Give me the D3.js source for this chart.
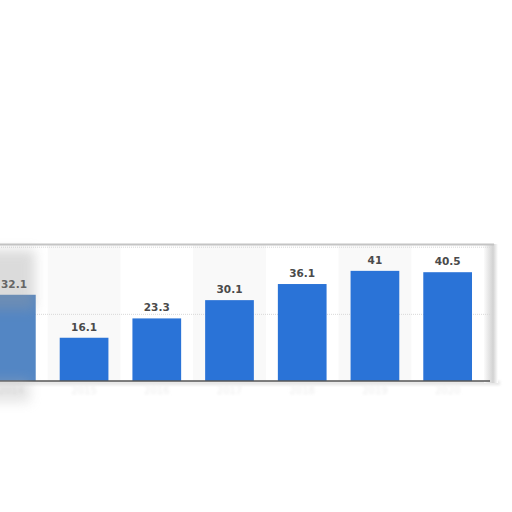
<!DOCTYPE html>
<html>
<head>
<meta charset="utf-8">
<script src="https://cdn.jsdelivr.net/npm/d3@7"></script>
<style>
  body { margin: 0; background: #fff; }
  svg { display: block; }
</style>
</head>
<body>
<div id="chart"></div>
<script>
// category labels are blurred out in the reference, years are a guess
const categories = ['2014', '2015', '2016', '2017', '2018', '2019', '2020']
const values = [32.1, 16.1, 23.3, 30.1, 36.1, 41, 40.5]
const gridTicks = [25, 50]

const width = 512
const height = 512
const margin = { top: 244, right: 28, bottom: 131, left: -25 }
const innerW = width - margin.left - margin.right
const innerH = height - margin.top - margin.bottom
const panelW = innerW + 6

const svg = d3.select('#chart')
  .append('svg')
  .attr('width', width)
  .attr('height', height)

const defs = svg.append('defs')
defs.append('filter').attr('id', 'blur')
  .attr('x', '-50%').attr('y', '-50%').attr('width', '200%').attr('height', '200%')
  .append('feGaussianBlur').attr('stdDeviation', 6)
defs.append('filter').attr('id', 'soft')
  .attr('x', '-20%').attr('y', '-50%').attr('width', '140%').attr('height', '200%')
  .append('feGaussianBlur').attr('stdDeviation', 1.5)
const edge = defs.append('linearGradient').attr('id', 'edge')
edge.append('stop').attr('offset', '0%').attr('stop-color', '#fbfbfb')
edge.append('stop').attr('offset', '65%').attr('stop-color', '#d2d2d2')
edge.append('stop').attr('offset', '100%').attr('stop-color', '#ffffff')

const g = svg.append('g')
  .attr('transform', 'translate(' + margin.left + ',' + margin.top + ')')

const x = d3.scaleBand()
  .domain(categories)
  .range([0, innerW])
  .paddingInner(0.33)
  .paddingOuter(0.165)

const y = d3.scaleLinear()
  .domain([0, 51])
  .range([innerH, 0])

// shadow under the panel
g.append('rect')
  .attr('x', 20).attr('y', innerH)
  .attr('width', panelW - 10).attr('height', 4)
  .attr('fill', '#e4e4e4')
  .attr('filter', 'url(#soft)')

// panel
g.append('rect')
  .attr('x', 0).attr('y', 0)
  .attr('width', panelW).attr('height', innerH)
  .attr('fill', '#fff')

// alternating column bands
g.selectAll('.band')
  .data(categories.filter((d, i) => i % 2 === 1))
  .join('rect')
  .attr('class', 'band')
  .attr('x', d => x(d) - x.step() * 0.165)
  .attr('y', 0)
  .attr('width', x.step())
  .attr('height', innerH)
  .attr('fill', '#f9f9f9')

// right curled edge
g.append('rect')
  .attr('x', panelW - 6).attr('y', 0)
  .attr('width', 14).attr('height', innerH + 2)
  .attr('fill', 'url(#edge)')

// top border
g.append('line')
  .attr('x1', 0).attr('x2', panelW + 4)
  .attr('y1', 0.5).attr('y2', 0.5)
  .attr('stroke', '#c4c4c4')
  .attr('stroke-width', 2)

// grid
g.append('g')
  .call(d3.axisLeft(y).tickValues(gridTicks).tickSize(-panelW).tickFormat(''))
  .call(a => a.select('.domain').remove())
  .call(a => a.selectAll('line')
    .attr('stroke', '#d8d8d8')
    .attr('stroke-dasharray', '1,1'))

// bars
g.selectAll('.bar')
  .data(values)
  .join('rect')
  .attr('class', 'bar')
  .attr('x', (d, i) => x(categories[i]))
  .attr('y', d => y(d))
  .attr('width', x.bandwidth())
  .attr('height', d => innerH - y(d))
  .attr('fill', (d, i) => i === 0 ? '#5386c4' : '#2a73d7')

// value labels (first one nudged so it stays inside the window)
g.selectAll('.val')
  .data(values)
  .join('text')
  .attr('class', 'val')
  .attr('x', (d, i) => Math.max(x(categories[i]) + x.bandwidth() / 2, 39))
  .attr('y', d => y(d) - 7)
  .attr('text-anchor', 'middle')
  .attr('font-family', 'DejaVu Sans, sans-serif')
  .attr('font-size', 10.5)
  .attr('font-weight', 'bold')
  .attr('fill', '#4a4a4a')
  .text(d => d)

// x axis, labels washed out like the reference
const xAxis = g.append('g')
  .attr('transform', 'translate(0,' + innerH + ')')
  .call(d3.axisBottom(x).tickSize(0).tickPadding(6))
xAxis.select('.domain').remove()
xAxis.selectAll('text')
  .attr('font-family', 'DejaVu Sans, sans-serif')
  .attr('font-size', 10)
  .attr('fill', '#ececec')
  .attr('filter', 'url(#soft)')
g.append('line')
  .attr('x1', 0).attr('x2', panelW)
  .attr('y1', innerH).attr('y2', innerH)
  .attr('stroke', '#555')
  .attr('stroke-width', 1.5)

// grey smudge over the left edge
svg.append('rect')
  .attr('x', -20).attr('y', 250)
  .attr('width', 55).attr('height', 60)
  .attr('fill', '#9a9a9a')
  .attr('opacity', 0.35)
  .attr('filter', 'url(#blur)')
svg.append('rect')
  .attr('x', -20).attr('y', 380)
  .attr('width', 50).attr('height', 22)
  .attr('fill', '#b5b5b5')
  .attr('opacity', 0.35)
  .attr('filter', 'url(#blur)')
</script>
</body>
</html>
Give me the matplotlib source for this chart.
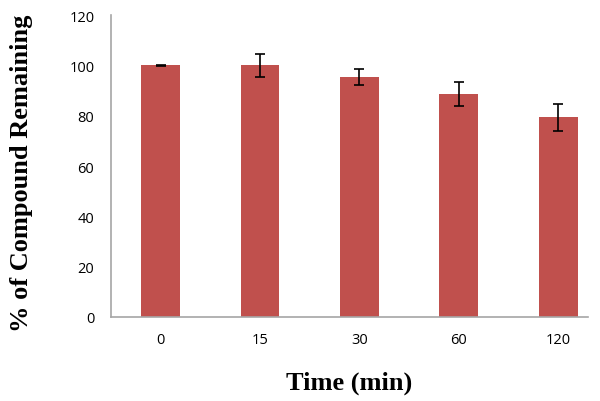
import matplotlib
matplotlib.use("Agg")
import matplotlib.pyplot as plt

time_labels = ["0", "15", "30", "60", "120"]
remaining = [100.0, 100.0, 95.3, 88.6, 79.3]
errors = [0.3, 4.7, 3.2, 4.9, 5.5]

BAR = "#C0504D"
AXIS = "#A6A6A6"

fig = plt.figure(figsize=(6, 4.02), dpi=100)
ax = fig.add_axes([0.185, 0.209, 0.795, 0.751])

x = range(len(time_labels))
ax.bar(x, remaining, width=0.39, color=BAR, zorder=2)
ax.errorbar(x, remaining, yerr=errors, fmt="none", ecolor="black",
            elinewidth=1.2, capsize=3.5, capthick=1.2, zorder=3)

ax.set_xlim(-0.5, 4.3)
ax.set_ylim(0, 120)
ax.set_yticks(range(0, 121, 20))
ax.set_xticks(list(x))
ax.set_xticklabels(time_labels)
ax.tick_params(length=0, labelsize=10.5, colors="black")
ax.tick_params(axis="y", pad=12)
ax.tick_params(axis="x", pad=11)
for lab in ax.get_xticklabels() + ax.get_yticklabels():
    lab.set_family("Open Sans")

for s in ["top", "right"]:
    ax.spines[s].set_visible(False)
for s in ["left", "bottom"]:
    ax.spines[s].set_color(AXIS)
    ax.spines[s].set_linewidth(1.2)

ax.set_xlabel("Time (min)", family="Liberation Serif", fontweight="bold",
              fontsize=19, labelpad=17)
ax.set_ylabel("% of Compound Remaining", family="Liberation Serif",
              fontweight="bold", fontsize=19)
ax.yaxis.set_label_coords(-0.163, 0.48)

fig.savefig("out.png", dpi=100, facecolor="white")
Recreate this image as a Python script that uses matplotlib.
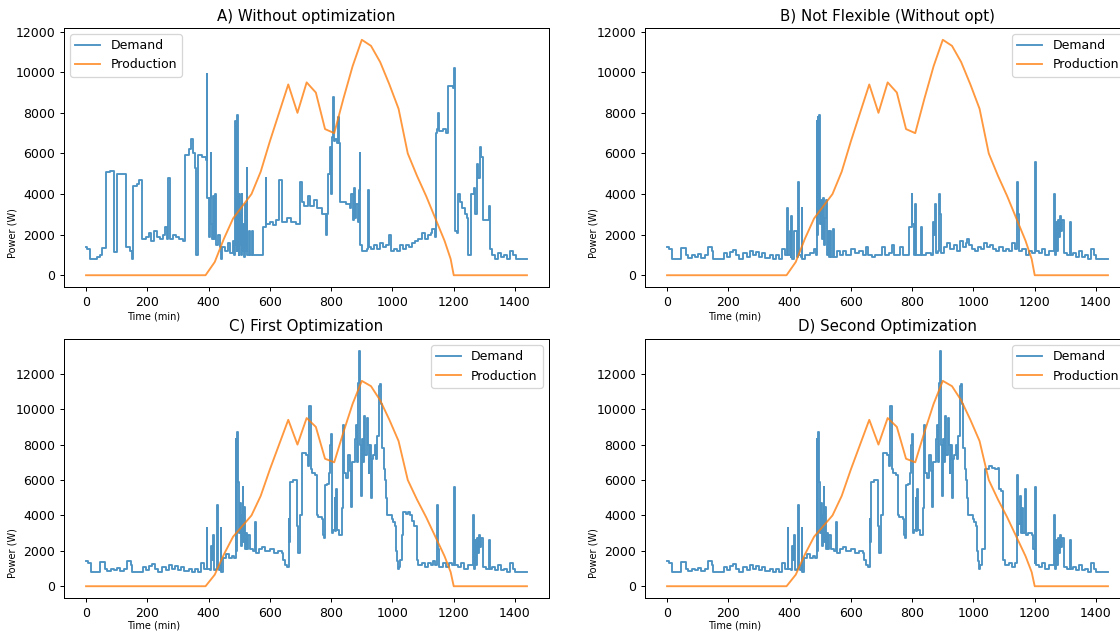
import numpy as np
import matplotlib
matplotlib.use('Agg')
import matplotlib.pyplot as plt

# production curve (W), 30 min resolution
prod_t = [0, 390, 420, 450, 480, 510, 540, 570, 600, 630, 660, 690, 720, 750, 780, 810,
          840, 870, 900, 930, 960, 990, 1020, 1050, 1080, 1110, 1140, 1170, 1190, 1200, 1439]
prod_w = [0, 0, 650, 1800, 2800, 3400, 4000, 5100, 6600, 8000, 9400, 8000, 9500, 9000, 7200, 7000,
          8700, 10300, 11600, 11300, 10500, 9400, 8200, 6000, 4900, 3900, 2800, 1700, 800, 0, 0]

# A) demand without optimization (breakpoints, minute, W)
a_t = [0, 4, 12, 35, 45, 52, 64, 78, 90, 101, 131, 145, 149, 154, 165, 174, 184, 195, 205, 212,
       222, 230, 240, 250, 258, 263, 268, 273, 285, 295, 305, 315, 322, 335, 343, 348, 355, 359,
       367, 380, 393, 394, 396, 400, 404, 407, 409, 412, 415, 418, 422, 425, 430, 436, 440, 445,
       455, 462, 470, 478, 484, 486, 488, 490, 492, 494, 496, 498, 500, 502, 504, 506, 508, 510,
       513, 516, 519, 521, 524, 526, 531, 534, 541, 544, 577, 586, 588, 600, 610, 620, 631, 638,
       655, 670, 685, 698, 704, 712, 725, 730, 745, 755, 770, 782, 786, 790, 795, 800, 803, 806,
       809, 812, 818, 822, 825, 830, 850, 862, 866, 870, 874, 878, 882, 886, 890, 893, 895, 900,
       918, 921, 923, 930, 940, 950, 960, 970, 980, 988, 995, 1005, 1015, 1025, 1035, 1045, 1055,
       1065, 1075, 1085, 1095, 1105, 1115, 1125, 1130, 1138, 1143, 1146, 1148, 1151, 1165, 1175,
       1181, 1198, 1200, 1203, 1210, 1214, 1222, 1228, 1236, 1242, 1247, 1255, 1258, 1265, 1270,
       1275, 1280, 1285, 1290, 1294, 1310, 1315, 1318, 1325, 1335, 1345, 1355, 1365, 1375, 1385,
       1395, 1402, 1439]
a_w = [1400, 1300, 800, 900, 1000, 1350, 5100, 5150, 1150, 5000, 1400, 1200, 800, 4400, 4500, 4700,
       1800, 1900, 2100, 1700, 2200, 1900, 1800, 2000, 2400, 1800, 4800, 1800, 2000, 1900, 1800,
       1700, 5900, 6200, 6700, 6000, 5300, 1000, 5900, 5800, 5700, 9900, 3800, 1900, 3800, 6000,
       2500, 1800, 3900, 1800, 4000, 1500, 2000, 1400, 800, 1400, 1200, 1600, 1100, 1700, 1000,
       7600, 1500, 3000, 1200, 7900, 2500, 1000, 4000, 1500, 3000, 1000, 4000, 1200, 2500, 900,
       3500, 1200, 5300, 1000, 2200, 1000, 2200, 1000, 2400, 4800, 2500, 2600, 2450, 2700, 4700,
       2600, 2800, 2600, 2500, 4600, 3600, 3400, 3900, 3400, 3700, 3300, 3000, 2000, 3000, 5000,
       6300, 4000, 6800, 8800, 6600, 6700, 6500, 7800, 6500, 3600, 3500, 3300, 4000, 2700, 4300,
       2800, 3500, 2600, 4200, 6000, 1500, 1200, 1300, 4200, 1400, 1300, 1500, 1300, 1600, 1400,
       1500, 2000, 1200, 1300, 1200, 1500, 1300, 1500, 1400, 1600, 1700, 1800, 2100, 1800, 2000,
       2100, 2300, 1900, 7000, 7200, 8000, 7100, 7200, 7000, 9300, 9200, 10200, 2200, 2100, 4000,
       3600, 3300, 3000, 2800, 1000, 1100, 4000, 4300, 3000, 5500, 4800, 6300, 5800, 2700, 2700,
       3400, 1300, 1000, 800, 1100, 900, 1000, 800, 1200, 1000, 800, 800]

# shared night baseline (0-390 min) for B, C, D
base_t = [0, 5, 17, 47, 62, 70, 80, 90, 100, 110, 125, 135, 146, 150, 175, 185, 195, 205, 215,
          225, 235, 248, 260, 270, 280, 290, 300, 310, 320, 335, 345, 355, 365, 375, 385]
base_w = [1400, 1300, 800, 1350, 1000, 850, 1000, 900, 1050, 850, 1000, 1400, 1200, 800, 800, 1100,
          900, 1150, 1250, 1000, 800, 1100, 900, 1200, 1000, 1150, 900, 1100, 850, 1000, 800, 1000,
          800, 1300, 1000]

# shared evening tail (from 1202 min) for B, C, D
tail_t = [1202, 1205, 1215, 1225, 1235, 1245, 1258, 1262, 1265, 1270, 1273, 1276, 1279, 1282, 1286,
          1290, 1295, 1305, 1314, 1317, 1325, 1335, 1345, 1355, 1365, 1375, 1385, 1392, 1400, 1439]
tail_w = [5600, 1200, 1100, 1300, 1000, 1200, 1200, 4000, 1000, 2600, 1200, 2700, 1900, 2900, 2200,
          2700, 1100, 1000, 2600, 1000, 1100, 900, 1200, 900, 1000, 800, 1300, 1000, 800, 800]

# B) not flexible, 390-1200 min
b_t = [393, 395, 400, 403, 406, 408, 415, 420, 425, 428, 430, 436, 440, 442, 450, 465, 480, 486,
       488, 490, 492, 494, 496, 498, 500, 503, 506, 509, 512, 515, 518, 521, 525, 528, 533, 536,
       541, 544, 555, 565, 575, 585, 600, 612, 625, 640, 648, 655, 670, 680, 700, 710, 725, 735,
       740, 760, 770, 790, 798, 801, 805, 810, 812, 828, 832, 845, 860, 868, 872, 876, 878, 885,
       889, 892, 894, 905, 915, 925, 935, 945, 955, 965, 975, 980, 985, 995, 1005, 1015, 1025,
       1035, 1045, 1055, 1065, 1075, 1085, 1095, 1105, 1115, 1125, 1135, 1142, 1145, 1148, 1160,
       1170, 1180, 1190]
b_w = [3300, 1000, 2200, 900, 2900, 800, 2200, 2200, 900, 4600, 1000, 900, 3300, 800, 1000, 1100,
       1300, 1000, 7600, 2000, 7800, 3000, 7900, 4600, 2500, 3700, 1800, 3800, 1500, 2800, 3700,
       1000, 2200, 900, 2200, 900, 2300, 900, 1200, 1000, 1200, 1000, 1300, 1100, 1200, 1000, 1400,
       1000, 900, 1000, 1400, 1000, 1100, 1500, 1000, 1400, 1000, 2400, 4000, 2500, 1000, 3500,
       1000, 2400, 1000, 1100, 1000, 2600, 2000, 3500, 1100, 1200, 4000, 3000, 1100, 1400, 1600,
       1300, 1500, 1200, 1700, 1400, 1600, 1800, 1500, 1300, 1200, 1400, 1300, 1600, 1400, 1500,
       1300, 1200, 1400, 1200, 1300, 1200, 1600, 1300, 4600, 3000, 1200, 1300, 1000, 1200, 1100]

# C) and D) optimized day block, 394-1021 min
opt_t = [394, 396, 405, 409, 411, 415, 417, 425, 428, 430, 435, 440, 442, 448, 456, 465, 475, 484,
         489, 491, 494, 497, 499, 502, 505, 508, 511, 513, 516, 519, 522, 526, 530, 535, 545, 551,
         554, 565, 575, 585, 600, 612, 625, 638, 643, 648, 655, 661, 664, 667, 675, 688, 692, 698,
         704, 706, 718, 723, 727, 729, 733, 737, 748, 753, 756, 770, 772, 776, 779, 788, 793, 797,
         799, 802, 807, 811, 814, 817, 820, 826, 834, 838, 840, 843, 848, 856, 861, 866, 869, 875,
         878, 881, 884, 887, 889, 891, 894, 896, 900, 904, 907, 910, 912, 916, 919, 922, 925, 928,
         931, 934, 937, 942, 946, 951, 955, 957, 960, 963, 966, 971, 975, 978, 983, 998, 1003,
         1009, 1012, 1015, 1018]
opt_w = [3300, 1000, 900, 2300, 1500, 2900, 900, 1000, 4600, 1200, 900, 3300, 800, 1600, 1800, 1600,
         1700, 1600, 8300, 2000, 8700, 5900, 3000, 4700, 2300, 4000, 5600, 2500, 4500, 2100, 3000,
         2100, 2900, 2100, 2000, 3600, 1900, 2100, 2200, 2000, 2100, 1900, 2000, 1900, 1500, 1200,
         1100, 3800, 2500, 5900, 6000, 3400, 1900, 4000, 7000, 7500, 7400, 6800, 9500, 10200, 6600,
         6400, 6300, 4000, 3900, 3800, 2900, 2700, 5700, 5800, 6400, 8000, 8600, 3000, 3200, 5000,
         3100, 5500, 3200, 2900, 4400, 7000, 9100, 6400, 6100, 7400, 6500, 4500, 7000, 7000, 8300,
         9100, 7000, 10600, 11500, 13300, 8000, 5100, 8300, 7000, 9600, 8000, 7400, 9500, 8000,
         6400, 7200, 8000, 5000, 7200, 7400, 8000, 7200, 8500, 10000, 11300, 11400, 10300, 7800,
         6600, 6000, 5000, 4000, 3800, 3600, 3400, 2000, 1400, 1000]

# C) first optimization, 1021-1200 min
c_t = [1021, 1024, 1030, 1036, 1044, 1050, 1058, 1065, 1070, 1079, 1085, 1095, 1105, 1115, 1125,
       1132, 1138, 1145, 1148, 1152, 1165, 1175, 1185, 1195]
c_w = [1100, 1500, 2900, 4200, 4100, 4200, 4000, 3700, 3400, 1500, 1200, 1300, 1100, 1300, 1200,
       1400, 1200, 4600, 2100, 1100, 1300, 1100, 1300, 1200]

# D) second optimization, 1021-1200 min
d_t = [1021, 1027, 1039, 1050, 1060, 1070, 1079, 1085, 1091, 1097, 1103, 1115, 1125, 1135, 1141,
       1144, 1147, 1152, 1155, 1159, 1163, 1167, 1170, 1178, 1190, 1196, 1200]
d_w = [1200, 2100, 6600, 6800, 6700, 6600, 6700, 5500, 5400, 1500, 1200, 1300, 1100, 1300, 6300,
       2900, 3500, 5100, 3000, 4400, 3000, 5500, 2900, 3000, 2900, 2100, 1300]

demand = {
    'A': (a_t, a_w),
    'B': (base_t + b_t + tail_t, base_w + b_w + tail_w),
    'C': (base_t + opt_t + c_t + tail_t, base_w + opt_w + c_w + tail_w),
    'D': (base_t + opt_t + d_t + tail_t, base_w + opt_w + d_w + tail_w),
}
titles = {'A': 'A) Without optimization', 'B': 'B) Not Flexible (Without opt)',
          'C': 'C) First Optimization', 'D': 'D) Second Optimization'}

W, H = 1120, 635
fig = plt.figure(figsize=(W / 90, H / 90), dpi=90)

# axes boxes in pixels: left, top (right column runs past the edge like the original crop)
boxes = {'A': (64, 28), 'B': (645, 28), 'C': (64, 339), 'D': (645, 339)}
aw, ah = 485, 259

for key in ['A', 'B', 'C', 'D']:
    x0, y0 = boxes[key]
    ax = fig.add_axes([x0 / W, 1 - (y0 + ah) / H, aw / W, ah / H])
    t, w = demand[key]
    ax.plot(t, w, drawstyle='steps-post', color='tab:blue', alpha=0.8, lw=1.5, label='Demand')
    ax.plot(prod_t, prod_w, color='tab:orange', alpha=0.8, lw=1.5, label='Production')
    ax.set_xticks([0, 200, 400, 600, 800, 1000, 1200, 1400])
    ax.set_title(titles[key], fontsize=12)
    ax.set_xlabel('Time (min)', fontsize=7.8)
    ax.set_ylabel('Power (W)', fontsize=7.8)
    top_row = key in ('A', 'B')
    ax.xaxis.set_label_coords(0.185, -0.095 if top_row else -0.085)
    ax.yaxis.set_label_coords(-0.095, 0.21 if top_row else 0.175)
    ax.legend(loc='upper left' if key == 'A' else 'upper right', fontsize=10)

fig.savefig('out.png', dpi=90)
_ _ _ _ _
### Short problem:
From the opening line of the listing above through the line bearing "margin.top + ')')", repeat each line exactly. Drop every picture.

### Written solution:
Give me the D3.js source for this chart.
<!DOCTYPE html>
<html>
<head>
<meta charset="utf-8">
<script src="https://cdn.jsdelivr.net/npm/d3@7"></script>
<style>
  body { margin: 0; background: #fff; }
  svg { display: block; }
</style>
</head>
<body>
<div id="chart"></div>
<script>
// category labels are blurred out in the reference, years are a guess
const categories = ['2014', '2015', '2016', '2017', '2018', '2019', '2020']
const values = [32.1, 16.1, 23.3, 30.1, 36.1, 41, 40.5]
const gridTicks = [25, 50]

const width = 512
const height = 512
const margin = { top: 244, right: 28, bottom: 131, left: -25 }
const innerW = width - margin.left - margin.right
const innerH = height - margin.top - margin.bottom
const panelW = innerW + 6

const svg = d3.select('#chart')
  .append('svg')
  .attr('width', width)
  .attr('height', height)

const defs = svg.append('defs')
defs.append('filter').attr('id', 'blur')
  .attr('x', '-50%').attr('y', '-50%').attr('width', '200%').attr('height', '200%')
  .append('feGaussianBlur').attr('stdDeviation', 6)
defs.append('filter').attr('id', 'soft')
  .attr('x', '-20%').attr('y', '-50%').attr('width', '140%').attr('height', '200%')
  .append('feGaussianBlur').attr('stdDeviation', 1.5)
const edge = defs.append('linearGradient').attr('id', 'edge')
edge.append('stop').attr('offset', '0%').attr('stop-color', '#fbfbfb')
edge.append('stop').attr('offset', '65%').attr('stop-color', '#d2d2d2')
edge.append('stop').attr('offset', '100%').attr('stop-color', '#ffffff')

const g = svg.append('g')
  .attr('transform', 'translate(' + margin.left + ',' + margin.top + ')')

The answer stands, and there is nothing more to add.